National Geographic Channel launched a new series — Rescue Ink Unleashed — Friday night (Sept. 25), amid the fall flurry of broadcast-network premieres. Fortunately, the 10 p.m. debut did have a strong lead-in from a new episode of The Dog Whisperer.
A fitting and fortunate lead-in, as the Rescue Ink troupe deals with many dogs, and these men and their Harleys are large enough that they don’t need to do much more than whisper to get their point across.
Their point: Don’t abuse animals. Or we will come rescue them.
On Wednesday night, Nat Geo threw a launch party for the show and the Long Island, N.Y.-based animal-welfare organization at a nightclub in midtown Manhattan. Network general manager Steve Schiffman said at the event that it was a bit daunting to kick off a new series in such a competitive TV environment — but it’s also a time when lots of people are tuning in, and the show should benefit from good press.
“The media love these guys,” Schiffman said, on stage with the show’s heavily muscled and tattooed (all but Angel) heroes. “They’re rock stars. Keep it up!”
Friends from weight rooms and autobody shops, the members of Rescue Ink — including Batso, Eric, Big Ant, G, Joe Panz, Johnny O., Des the Cat Man and “den mother” Mary Fayet — share a love of animals. They were galvanized into action in 2007 after a pitbull terrier on Long Island was found tied to a tree and burned to death.
In the premiere episode, screened at the party, their exploits include extracting three hungry pitbulls from a locked Bronx apartment after their owner, an Iraq veteran, was beaten and hospitalized; confronting a man accused by neighbors of shooting a pellet gun at feral cats in his yard; and, hilariously, chasing chickens that were let loose in a Queens neighborhood. It got a bit easier after they realized chickens can fly straight up.
The Wire, impressed by their work, even bought a T-shirt from Rescue Ink volunteers (available from Rescueink.org) at the party. Slogan: “Abusers are losers.”
Schiffman said the network ordered six episodes of the National Geographic-produced show, with options to add more in a hurry.
Despite the fall competition, he said, “We’re preparing as if this is going to be a hit.”
MTV’s 'Valemont’ Targets 3 Screens
MTV will continue testing multi-platform show distribution this week when it debuts a short-form limited series, Valemont, on MTV, MTV.com and Verizon Wireless’s V Cast mobile platform.
For six weeks beginning Sept. 29, a two-and-a-half-minute episode from the series — which follows a high school girl looking for clues about her brother’s mysterious disappearance from the prestigious Valemont College — will appear ahead of The Hills and after The City. After the first 12 episodes run on MTV, the remaining 23 Valemont episodes will premiere weekly on MTV.com and series sponsor Verizon Wireless’s V Cast.

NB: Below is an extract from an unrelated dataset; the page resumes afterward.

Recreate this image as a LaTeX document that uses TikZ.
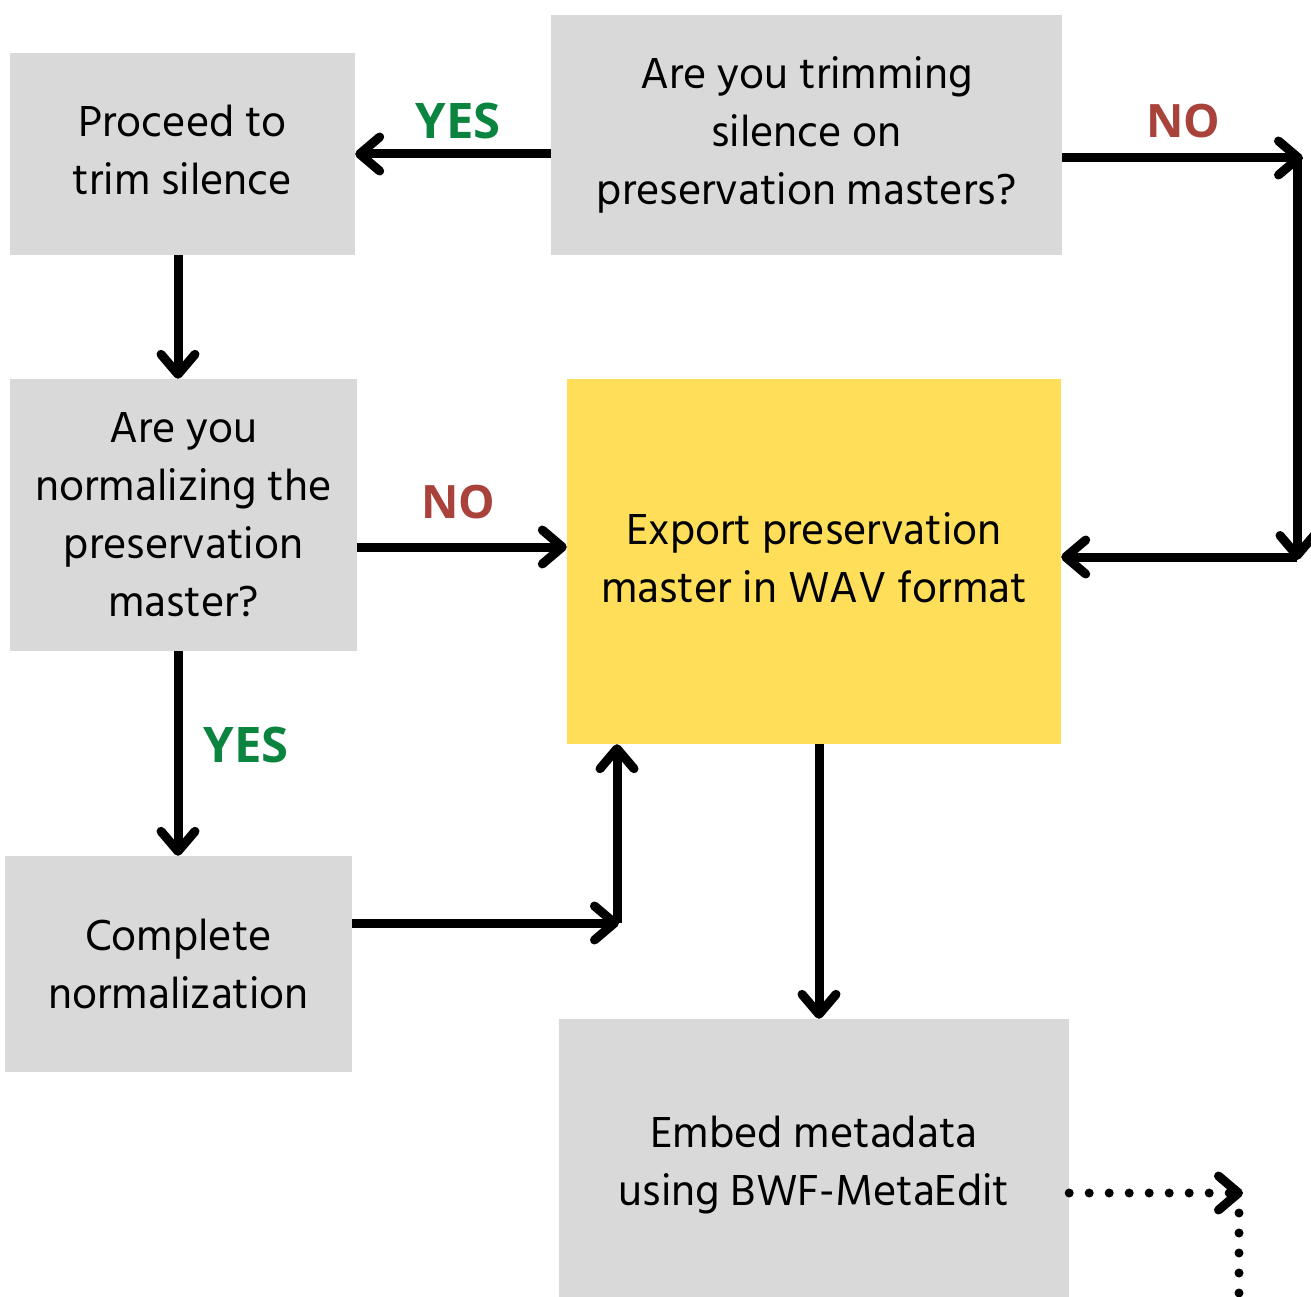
\documentclass[tikz,border=0pt]{standalone}
\usepackage{fontspec}
\setmainfont{Hind Madurai}
\newfontfamily\labfont{Open Sans}
\usetikzlibrary{arrows.meta}
\definecolor{boxgray}{HTML}{D9D9D9}
\definecolor{boxyellow}{HTML}{FFDE59}
\definecolor{yesgreen}{HTML}{0B843F}
\definecolor{nored}{HTML}{A8423A}
\tikzset{
  box/.style={fill=boxgray, draw=none, inner sep=0pt, align=center,
    font=\fontsize{44.5}{58}\selectfont},
  ybox/.style={box, fill=boxyellow},
  arr/.style={line width=9pt, -{Straight Barb[length=20pt,width=34pt,round]}},
  dotarr/.style={arr, line cap=round, dash pattern=on 0pt off 20pt},
  dotline/.style={line width=9pt, line cap=round, dash pattern=on 0pt off 20pt},
  yeslab/.style={text=yesgreen, inner sep=0pt, font=\labfont\bfseries\fontsize{49}{52}\selectfont},
  nolab/.style={text=nored, inner sep=0pt, font=\labfont\bfseries\fontsize{46}{50}\selectfont},
}
\begin{document}
\begin{tikzpicture}[x=1pt,y=-1pt]
\useasboundingbox (0,0) rectangle (1311,1297);
\fill[white] (0,0) rectangle (1311,1297);
\node[box, minimum width=345pt, minimum height=202pt] (A) at (182.5,154) {\raisebox{5pt}{\begin{tabular}{@{}c@{}}Proceed to\\trim silence\end{tabular}}};
\node[box, minimum width=511pt, minimum height=240pt] (B) at (806.5,135) {Are you trimming\\silence on\\preservation masters?};
\node[box, minimum width=347pt, minimum height=272pt] (C) at (183.5,515) {Are you\\normalizing the\\preservation\\master?};
\node[ybox, minimum width=494pt, minimum height=365pt] (D) at (814,561.5) {\raisebox{4pt}{\begin{tabular}{@{}c@{}}Export preservation\\master in WAV format\end{tabular}}};
\node[box, minimum width=347pt, minimum height=216pt] (E) at (178.5,964) {Complete\\normalization};
\node[box, minimum width=510pt, minimum height=284pt] (F) at (814,1161) {\raisebox{-4pt}[\height][\depth]{\begin{tabular}{@{}c@{}}Embed metadata\\using BWF-MetaEdit\end{tabular}}};
% helper coordinates
\coordinate (ac) at (178,0);
\coordinate (r1) at (1303,158);
\coordinate (r2) at (1297,158);
\coordinate (r3) at (1297,560);
\coordinate (r4) at (1297,557);
\coordinate (cd) at (0,547);
\coordinate (ed) at (619,923);
\coordinate (eu) at (617,923);
\coordinate (df) at (819,0);
\coordinate (fd) at (1243,1193);
\coordinate (fv) at (1239,1213);
\coordinate (fb) at (1239,1310);
% connectors
\draw[arr] (B.west |- A.east) -- (A.east);
\node[yeslab] (y1) at (458,121) {YES};
\draw[arr] (B.east |- r1) -- (r1);
\draw[arr] (r2) -- (r3);
\draw[arr] (r4) -- (D.east |- r4);
\node[nolab] (n1) at (1183,121) {NO};
\draw[arr] (A.south -| ac) -- (C.north -| ac);
\draw[arr] (C.east |- cd) -- (D.west |- cd);
\node[nolab] (n2) at (458,502) {NO};
\draw[arr] (C.south -| ac) -- (E.north -| ac);
\node[yeslab] (y2) at (246,745) {YES};
\draw[arr] (E.east |- ed) -- (ed);
\draw[arr] (eu) -- (D.south -| eu);
\draw[arr] (D.south -| df) -- (F.north -| df);
\draw[dotarr] (F.east |- fd) -- (fd);
\draw[dotline] (fv) -- (fb);
\end{tikzpicture}
\end{document}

Short-form MTV music series $5 Cover had a similar cable-online play in May. MTV plans a second season of that show, which tracks up-and-coming musical acts in Memphis. It is unclear whether that series will live on MTV, MTV.com or both, network officials say.
MTV also launches an unusual animated show Monday (Sept. 28) from Animax Entertainment, founded by SCTV’s Dave Thomas.
Popzilla, a Monday-Thursday (6:30 p.m.) sketch comedy series, spoofs celebrity news from the previous week. It’s kind of a cross between the E!’s The Daily Ten and Comedy Central’s South Park. Flash animation enables the quick turnaround needed to keep it all topical. Look for sketches lampooning the Jonas Brothers, Brad Pitt and Angelina Jolie (pictured), and President Obama (faking his own death) in viral locations near you.
Chavez No Fan Of 'Family Guy’
Speaking of animation, looks like Family Guy won’t be nominated for the Venezuelan version of an Emmy anytime soon.
According to numerous reports last week, the Venezuelan government was ramping up its campaign against the off-Fox show. Justice minister Tareck El Aissami reportedly said that cable channels that continue to carry the show would be fined by Venezuela’s answer to the Federal Communications Commission. Apparently, the minister is upset over a recent episode with a marijuana story-line.
Venezuelan president Hugo Chavez has cracked down on radio and TV stations generally in recent weeks, and is said to be ready to do the same with cable, including quotas for in-country produced content, according to the Associated Press.
No word on whether there might be a crackdown on Family Guy in its home market, but complaints about the show to the FCC are in the six figures, according to the Mississippi-based American Family Association.